I have been to the Phantom in Canada, in London, and now in Japan.  My favorite version was the Japanese version.  I have never cried during these shows.  Until now.  And I was not alone…I could hear people choking back tears at the end.  The cast received a standing ovation (which I think I started…I was the only person standing at the beginning).  Did I mention that the cast received a standing ovation nine times in total?  There were so many standing ovations that the actors did an encore.  And finally, I need to stress again, it was NOT in English, it was in Japanese, I have seen the London version (to clarify, in English), and I preferred this one.  The Phantom is now playing in Tokyo.  I hate to say it, I thought I had no need to visit Tokyo…until now!  That’s how good this show was!  Anyways, I have rambled on enough.
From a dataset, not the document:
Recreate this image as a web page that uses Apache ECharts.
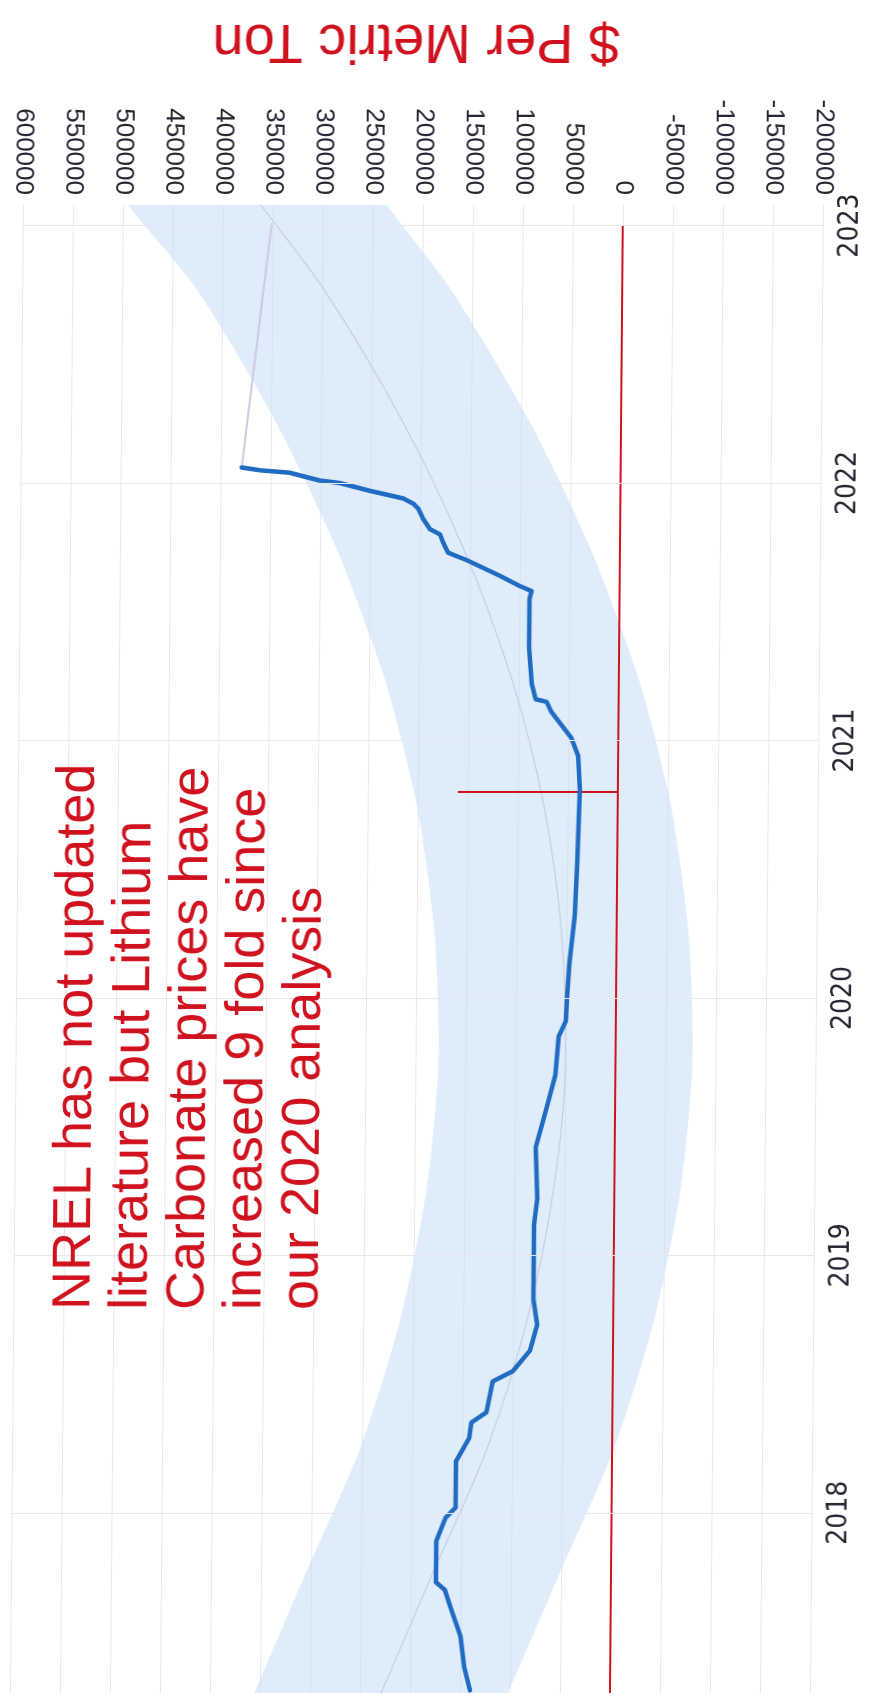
<!DOCTYPE html>
<html><head><meta charset="utf-8">
<script src="https://cdn.jsdelivr.net/npm/echarts@6/dist/echarts.min.js"></script>
<style>
html,body{margin:0;padding:0;background:#fff;overflow:hidden}
#c{width:870px;height:1701px;transform:skewX(-0.5deg);transform-origin:50% 200px}
</style>
</head><body><div id="c"></div>
<script>
// ---- data ----
const yearTicks = [2018, 2019, 2020, 2021, 2022, 2023];

const priceYears = [2017.31, 2017.40, 2017.52, 2017.63, 2017.70, 2017.73, 2017.89, 2017.98, 2018.02, 2018.20,
  2018.29, 2018.35, 2018.39, 2018.51, 2018.55, 2018.63, 2018.73, 2018.83, 2019.12, 2019.22,
  2019.42, 2019.55, 2019.70, 2019.85, 2019.91, 2020.00, 2020.13, 2020.32, 2020.52, 2020.81,
  2020.94, 2021.01, 2021.11, 2021.15, 2021.16, 2021.22, 2021.36, 2021.55, 2021.58, 2021.60,
  2021.64, 2021.70, 2021.73, 2021.77, 2021.80, 2021.82, 2021.86, 2021.90, 2021.92, 2021.94,
  2021.97, 2022.00, 2022.01, 2022.04, 2022.05, 2022.06];
const priceValues = [140000, 146000, 150000, 160000, 166000, 175000, 175000, 166000, 156000, 156000,
  143000, 141000, 126000, 120000, 100000, 83000, 76000, 80000, 80000, 77000,
  79000, 70000, 60000, 57000, 50000, 49000, 47000, 42000, 40000, 38000,
  40000, 47000, 67000, 72000, 83000, 87000, 90000, 90000, 88000, 100000,
  120000, 153000, 172000, 177000, 180000, 190000, 197000, 202000, 207000, 217000,
  251000, 281000, 301000, 331000, 361000, 379000];

const jumpYears = [2022.06, 2023.01];
const jumpValues = [379000, 351000];

const bandYears = [2016.9, 2017.3, 2017.75, 2018.25, 2018.75, 2019.25, 2019.75, 2020.25, 2020.75, 2021.25, 2021.75, 2022.25, 2022.75, 2023.08, 2023.5];
const bandUpper = [405000, 356000, 307000, 252000, 213000, 188000, 177000, 182000, 201000, 235000, 284000, 347000, 425000, 495000, 575000];
const bandLower = [148000, 102000, 53000, -2000, -41000, -66000, -77000, -72000, -53000, -19000, 30000, 93000, 171000, 236000, 310000];
const trendValues = [276000, 229000, 180000, 125000, 86000, 61000, 50000, 55000, 74000, 108000, 157000, 220000, 298000, 362000, 440000];

const zeroLineYears = [2023.0, 2017.3];
const zeroLineValues = [0, 0];
const markerYears = [2020.80, 2020.80];
const markerValues = [160000, 0];

const noteLines = ['NREL has not updated', 'literature but Lithium', 'Carbonate prices have', 'increased 9 fold since', 'our 2020 analysis'];
const axisTitle = '$ Per Metric Ton';

// ---- chart ----
const pair = (vals, yrs) => yrs.map((y, i) => [vals[i], y]);
const FONT = "'Liberation Sans', Arial, sans-serif";
const NARROW = "'Liberation Sans Narrow', 'DejaVu Sans Condensed', 'Liberation Sans', Arial, sans-serif";
const RED = '#d0121e';

const chart = echarts.init(document.getElementById('c'), null, { renderer: 'canvas' });
chart.setOption({
  animation: false,
  backgroundColor: '#ffffff',
  grid: { left: 23, right: 47, top: 205, bottom: 8, containLabel: false },
  xAxis: {
    type: 'value', position: 'top', inverse: true,
    min: -200000, max: 600000, interval: 50000,
    axisLine: { show: false }, axisTick: { show: false },
    axisLabel: { rotate: 90, margin: 10, fontSize: 26, color: '#262633', fontFamily: FONT,
      formatter: v => String(v) },
    splitLine: { show: true, lineStyle: { color: '#e8e8ef', width: 1 } }
  },
  yAxis: {
    type: 'value', position: 'right',
    min: 2017.3, max: 2023.08,
    axisLine: { show: false }, axisTick: { show: false },
    splitLine: { show: false },
    axisLabel: { customValues: yearTicks, rotate: 90, margin: 14, fontSize: 28, color: '#262633', fontFamily: NARROW,
      formatter: v => String(Math.round(v)) }
  },
  series: [
    {
      type: 'custom', name: 'band', clip: true, z: 1,
      data: [[bandLower[1], bandYears[1]]],
      renderItem: (params, api) => {
        const pts = [];
        for (let i = 0; i < bandYears.length; i++) pts.push(api.coord([bandUpper[i], bandYears[i]]));
        for (let i = bandYears.length - 1; i >= 0; i--) pts.push(api.coord([bandLower[i], bandYears[i]]));
        return { type: 'polygon', shape: { points: pts, smooth: 0.25 },
          style: { fill: 'rgba(196,220,246,0.55)', stroke: 'none' } };
      }
    },
    {
      type: 'line', name: 'trend', data: pair(trendValues, bandYears), smooth: 0.3,
      showSymbol: false, silent: true, z: 2, clip: true,
      lineStyle: { color: '#c5cddf', width: 1.2 },
      markLine: { silent: true, symbol: 'none', label: { show: false },
        lineStyle: { color: '#e6e6ee', width: 1.2, type: 'solid' },
        data: yearTicks.map(y => ({ yAxis: y })) }
    },
    {
      type: 'line', name: 'zero', data: pair(zeroLineValues, zeroLineYears),
      showSymbol: false, silent: true, z: 3,
      lineStyle: { color: RED, width: 2 }
    },
    {
      type: 'line', name: 'marker', data: pair(markerValues, markerYears),
      showSymbol: false, silent: true, z: 3,
      lineStyle: { color: RED, width: 2 }
    },
    {
      type: 'line', name: 'jump', data: pair(jumpValues, jumpYears),
      showSymbol: false, silent: true, z: 3,
      lineStyle: { color: '#c9cbe3', width: 2 }
    },
    {
      type: 'line', name: 'price', data: pair(priceValues, priceYears),
      showSymbol: false, silent: true, z: 4,
      lineStyle: { color: '#1f6cc2', width: 4.5, join: 'round', cap: 'round' }
    }
  ],
  graphic: [
    {
      type: 'text', x: 56, y: 1310, rotation: Math.PI / 2, z: 10,
      style: { text: noteLines.join('\n'), fontSize: 54, lineHeight: 57, fontFamily: FONT,
        fill: RED, align: 'left', verticalAlign: 'top', textAlign: 'left', textVerticalAlign: 'top' }
    },
    {
      type: 'text', x: 415, y: 40, rotation: Math.PI, z: 10,
      style: { text: axisTitle, fontSize: 56, fontFamily: FONT, fill: RED,
        align: 'center', verticalAlign: 'middle', textAlign: 'center', textVerticalAlign: 'middle' }
    }
  ]
});
</script>
</body></html>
Did I make it home in one piece?  Or was I stranded at the local village’s train station, sleeping on a bench for the night?  I did miss the train I wanted to catch, but I still made it to Tarui fine.  I just ended up arriving home at 11:00pm instead of 10:15pm

But Kyoto, and my dear Angel of Music, you were worth it.  I should have been upset that I missed out on a Geisha tour, I missed many Temples I wanted to see, and many of the Temples closed before I even had a chance to visit them.  But that's ok.  I'll be back.  I should have stayed another night…but wait!  I went back to Kyoto with Masako and Akira two weeks ago!  I won’t go into as much detail for that blog posting, because as you can tell from the length of this post, I am in love with Kyoto (and ice cream).  What a wonderful city!